A key piece of news that’s supporting a bullish outlook: the U.S. economy in last year’s fourth quarter grew substantially more than economists predicted. The government also reported that the Federal Reserve’s preferred inflation measure fell below 3% for the first time in nearly three years, based on the year-over-year change in the core personal consumption expenditures (PCE) index through December. In turn, the latest inflation data offers fresh support for thinking that the central bank will soon start cutting interest rates.
With equity prices rallying, investors are asking: what is driving stocks higher? Several catalysts are on the short list of likely answers:
- As noted, inflation is cooling. It’s premature for the Fed to conclude that it’s achieved its objective of cutting inflation to the central bank’s 2% target, but the latest numbers suggest that the goal post is near. In fact, quarterly core PCE data suggests the end game has already arrived. This alternative measure of inflation rose at an annualized 2% rate in Q4 vs. the previous quarter – the second straight quarter for matching the Fed’s target.
- Wages are rising. After a record 25 consecutive months of worker income failing to keep pace with rising prices, wages have now outpaced inflation for eight straight months.
- Consumer spending remains strong. Real wage growth has encouraged consumers to spend more. Inflation adjusted retail sales rose 1.4% in December, the first such increase since October 2022.
- Better-than-expected corporate earnings. FactSet reports that as of January 19th, 62% of S&P 500 companies have reported a positive EPS surprise and 62% of S&P 500 companies have reported a positive revenue surprise.

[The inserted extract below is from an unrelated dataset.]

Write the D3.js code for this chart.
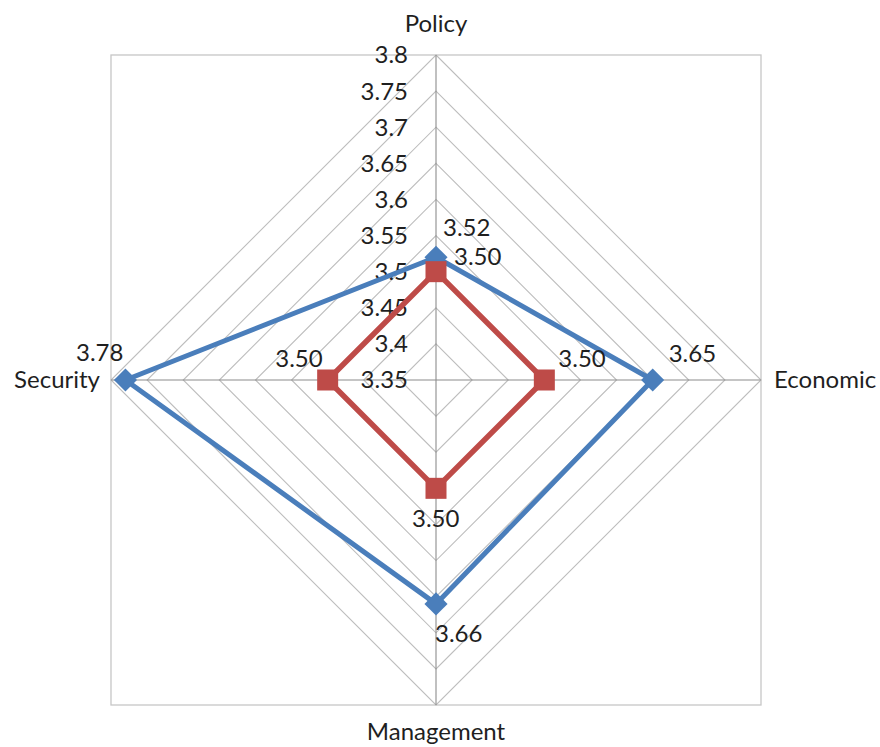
<!DOCTYPE html>
<html><head><meta charset="utf-8">
<script src="https://cdn.jsdelivr.net/npm/d3@7"></script>
<style>body{margin:0;background:#fff}svg{display:block}text{font-family:Lato,"Open Sans",sans-serif;fill:#1f1f1f}</style>
</head><body>
<svg id="c" width="880" height="747"></svg>
<script>
const categories = ["Policy", "Economic", "Management", "Security"];
const seriesA = [3.52, 3.65, 3.66, 3.78];
const seriesB = [3.50, 3.50, 3.50, 3.50];
const tickValues = [3.35, 3.4, 3.45, 3.5, 3.55, 3.6, 3.65, 3.7, 3.75, 3.8];
const tickLabels = ["3.35", "3.4", "3.45", "3.5", "3.55", "3.6", "3.65", "3.7", "3.75", "3.8"];

const svg = d3.select("#c");
const cx = 436, cy = 380, R = 325;
const r = d3.scaleLinear().domain([3.35, 3.8]).range([0, R]);
const ang = d3.scalePoint().domain(categories).range([0, 2 * Math.PI * 3 / 4]);
const pt = (cat, v) => { const a = ang(cat); return [cx + r(v) * Math.sin(a), cy - r(v) * Math.cos(a)]; };
const FS = 24;

// outer box
svg.append("rect").attr("x", cx - R).attr("y", cy - R).attr("width", 2 * R).attr("height", 2 * R)
  .attr("fill", "none").attr("stroke", "#c6c6c6").attr("stroke-width", 1.3);

// grid diamonds
tickValues.slice(1).forEach(v => {
  const pts = categories.map(c => pt(c, v));
  svg.append("polygon").attr("points", pts.map(p => p.join(",")).join(" "))
    .attr("fill", "none").attr("stroke", "#bdbdbd").attr("stroke-width", 1.1);
});
// spokes
categories.forEach(c => {
  const p = pt(c, 3.8);
  svg.append("line").attr("x1", cx).attr("y1", cy).attr("x2", p[0]).attr("y2", p[1])
    .attr("stroke", "#8c8c8c").attr("stroke-width", 1.1);
});
// tick labels
tickValues.forEach((v, i) => {
  svg.append("text").attr("x", cx - 28).attr("y", cy - r(v)).attr("dy", "0.35em")
    .attr("text-anchor", "end").attr("font-size", FS).text(tickLabels[i]);
});

// series
const line = d3.line();
function drawSeries(vals, color, width) {
  const pts = categories.map((c, i) => pt(c, vals[i]));
  svg.append("path").attr("d", line(pts) + "Z").attr("fill", "none")
    .attr("stroke", color).attr("stroke-width", width).attr("stroke-linejoin", "round");
  return pts;
}
const pa = drawSeries(seriesA, "#4a7ebb", 5);
pa.forEach(p => {
  svg.append("path").attr("d", d3.symbol(d3.symbolDiamond2, 340)())
    .attr("transform", `translate(${p[0]},${p[1]})`).attr("fill", "#4a7ebb");
});
const pb = drawSeries(seriesB, "#be4b48", 5.5);
pb.forEach(p => {
  svg.append("rect").attr("x", p[0] - 10.5).attr("y", p[1] - 10.5).attr("width", 21).attr("height", 21)
    .attr("fill", "#be4b48");
});

// data labels
const fmt = d3.format(".2f");
const offA = [[7, -30, "start"], [16, -26, "start"], [-1, 30, "start"], [-2, -27, "end"]];
const offB = [[18, -15, "start"], [14, -21, "start"], [-24, 30, "start"], [-5, -21, "end"]];
pa.forEach((p, i) => {
  svg.append("text").attr("x", p[0] + offA[i][0]).attr("y", p[1] + offA[i][1]).attr("dy", "0.35em")
    .attr("text-anchor", offA[i][2]).attr("font-size", FS).text(fmt(seriesA[i]));
});
pb.forEach((p, i) => {
  svg.append("text").attr("x", p[0] + offB[i][0]).attr("y", p[1] + offB[i][1]).attr("dy", "0.35em")
    .attr("text-anchor", offB[i][2]).attr("font-size", FS).text(fmt(seriesB[i]));
});

// category labels
const catPos = [[0, -356, "middle"], [338, 0, "start"], [0, 352, "middle"], [-336, 0, "end"]];
categories.forEach((c, i) => {
  svg.append("text").attr("x", cx + catPos[i][0]).attr("y", cy + catPos[i][1]).attr("dy", "0.35em")
    .attr("text-anchor", catPos[i][2]).attr("font-size", FS).text(c);
});
</script>
</body></html>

What could upset the apple cart?
- The widely anticipated recession finally appears later in 2024.
- A major policy mistake by the Federal Reserve.
- Rising interest rates allow bonds to attract more investor dollars, possibly triggering a selloff in the stock market.
- The labor market weakens and, as a result, consumers scale back spending.
- Politics, which will become an increasingly influential factor, for good or ill, as the November election draws closer.
- A widening Middle East war, which arguably is already unfolding.
- Something completely unexpected, which I believe is always the biggest potential threat.
Investing in stocks always comes with risks, which is why over the long run stocks generate greater returns than less risky alternatives.
That’s all for now. Have a great weekend and invest wisely my friends.